Welcome to the world where beacons will activate as you enter a store, sending nearby assistants and tablets your information and shopping preferences.
As you make your way through clothes racks to browse, all effort will be taken out when hangers linked to the beacons activate and flash so you know where to head to find items to pair with what you've got.
Information would be collected based on what's currently in your online shopping baskets and what you've bought in the past and be connected to what others are buying to recommend matching pieces to complete a look.
Brett Raven, chief information officer with Big Red Group, said this kind of future was not that far away, with stores already using beacon technology to collect foot traffic and tailor advertising for customers.
He said with the face of customer experience changing massively over the past decade and the industry set to evolve even further with the introduction of artificial intelligence and personalisation, Mr Raven said retailers would need to further innovate the shopping experience.
Mr Raven said the "blended online to bricks and mortar experience" was key these days.
He said stores were starting to combine their online e-commerce shopping experience with in-store personalisation.
A store assistant would come over with a tablet, know the customer's name and look up their profile to help them.
"It's a Trojan Horse way of starting that process," he said.
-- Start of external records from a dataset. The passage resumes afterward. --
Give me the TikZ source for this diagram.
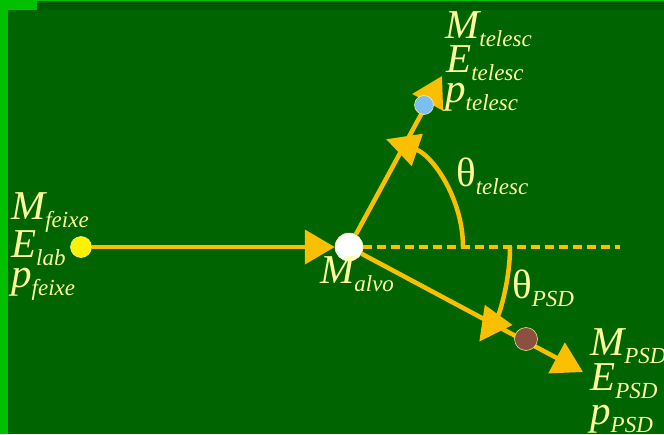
\documentclass[tikz,border=0pt]{standalone}
\usepackage{fontspec}
\setmainfont{Liberation Serif}
\usetikzlibrary{arrows.meta}

\definecolor{bggreen}{RGB}{0,100,0}
\definecolor{edgegreen}{RGB}{0,192,0}
\definecolor{bandgreen}{RGB}{0,88,0}
\definecolor{rayyellow}{RGB}{250,192,0}
\definecolor{labelyellow}{RGB}{255,255,153}
\definecolor{dotblue}{RGB}{125,190,240}
\definecolor{dotbrown}{RGB}{140,80,64}

\newcommand{\subtxt}[1]{\raisebox{-8pt}{\fontsize{23}{23}\selectfont #1}}

\begin{document}
\begin{tikzpicture}[
    x=1pt, y=1pt,
    every node/.style={inner sep=0pt},
    lbl/.style={anchor=base west, text=labelyellow, font=\fontsize{41}{41}\selectfont\itshape},
    ray/.style={line width=4.5pt, draw=rayyellow, -{Triangle[length=30pt,width=34pt]}},
    anglearc/.style={line width=4.5pt, draw=rayyellow, -{Triangle[length=33pt,width=33pt]}},
    dashline/.style={line width=4.5pt, draw=rayyellow, dash pattern=on 9pt off 5pt},
    dot/.style={circle, draw=labelyellow, line width=0.5pt}
]
\useasboundingbox (0,0) rectangle (664,-434);

% background
\fill[edgegreen] (0,0) rectangle (664,-434);
\fill[bandgreen] (37,-1) rectangle (664,-10);
\fill[bggreen] (8,-10) rectangle (664,-434);

\node[dot, fill=yellow, minimum size=21pt] (feixe) at (81,-247) {};
\node[dot, fill=white, minimum size=28pt] (alvo) at (349,-247) {};
\coordinate (telesctip) at (442,-76);
\coordinate (psdtip) at (583,-372);
\coordinate (dashend) at (620,-247);

\draw[dashline] (alvo) -- (dashend);
\draw[ray] (feixe) -- (alvo);
\draw[ray] (alvo) -- (telesctip);
\draw[ray] (alvo) -- (psdtip);

% angles
\draw[anglearc] ([xshift=114pt]alvo.center) arc[start angle=0, end angle=71, radius=114];
\draw[anglearc] ([xshift=161pt]alvo.center) arc[start angle=0, end angle=-36, radius=161];

\node[dot, fill=dotblue, minimum size=19pt] (telesc) at (424,-105) {};
\node[dot, fill=dotbrown, minimum size=23pt] (psd) at (526,-339) {};

% labels
\node[lbl] (mfeixe) at (11,-219) {M\subtxt{feixe}};
\node[lbl] (elab) at (11,-257) {E\subtxt{lab}};
\node[lbl] (pfeixe) at (11,-287) {p\subtxt{feixe}};

\node[lbl] (mtelesc) at (445,-38) {M\subtxt{telesc}};
\node[lbl] (etelesc) at (446,-72) {E\subtxt{telesc}};
\node[lbl] (ptelesc) at (445,-102) {p\subtxt{telesc}};

\node[lbl] (malvo) at (320,-283) {M\subtxt{alvo}};
\node[lbl] (thtelesc) at (456,-186) {{\upshape θ}\subtxt{telesc}};
\node[lbl] (thpsd) at (512,-298) {{\upshape θ}\subtxt{PSD}};

\node[lbl] (mpsd) at (590,-355) {M\subtxt{PSD}};
\node[lbl] (epsd) at (590,-390) {E\subtxt{PSD}};
\node[lbl] (ppsd) at (590,-424) {p\subtxt{PSD}};

\end{tikzpicture}
\end{document}
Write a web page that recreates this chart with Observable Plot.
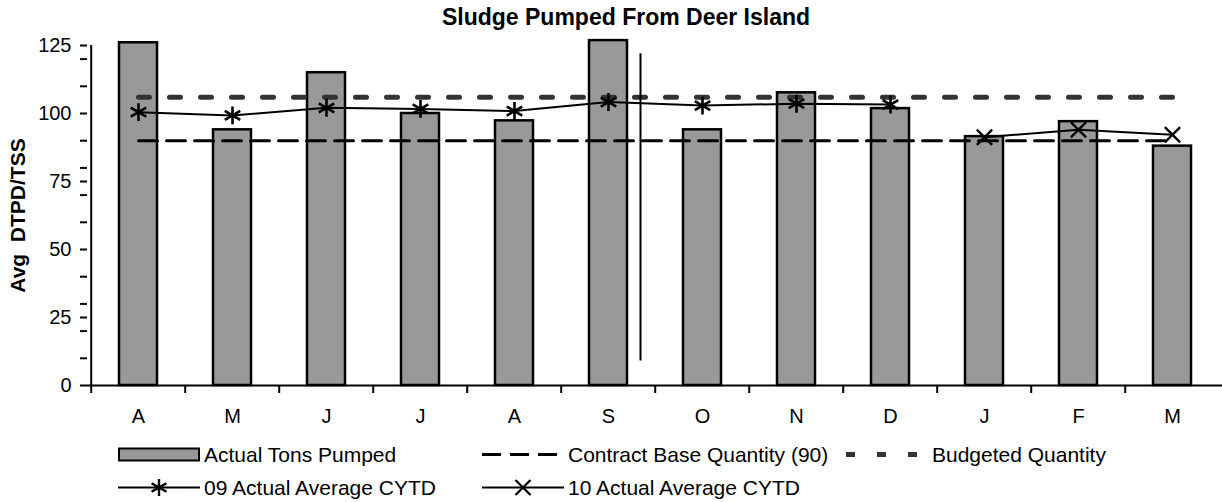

"But it requires your consent, it's not like Big Brother kind of stuff.
"As consumers, we need to be open to that. There's a grey area around privacy concerns that people would have to accept to proceed with this."
Ideas like this and other ways for brands to innovate to survive in the retail industry are set to be shared at the upcoming Online Retailer Expo and Conference this month.
Attendees will hear from world-class keynote speakers, including the co-founding executive of Netflix, Mitch Lowe, chief operating officer of The Iconic, Anna Lee, and group general manager e-commerce of Cotton On, Brendan Sweeney.
Mr Raven will also speak at the event, having worked in software development for over 25 years.
He said the future shopping experience would be a step-by-step process.
Customers would have to register online, create a shopping cart, give stores permission to access their information and then the beacon would activate in-store and feed into that platform, tailoring personal recommendations in store.
He said while the idea of "smart hangers" was still just that, such a technology isn't that far-fetched.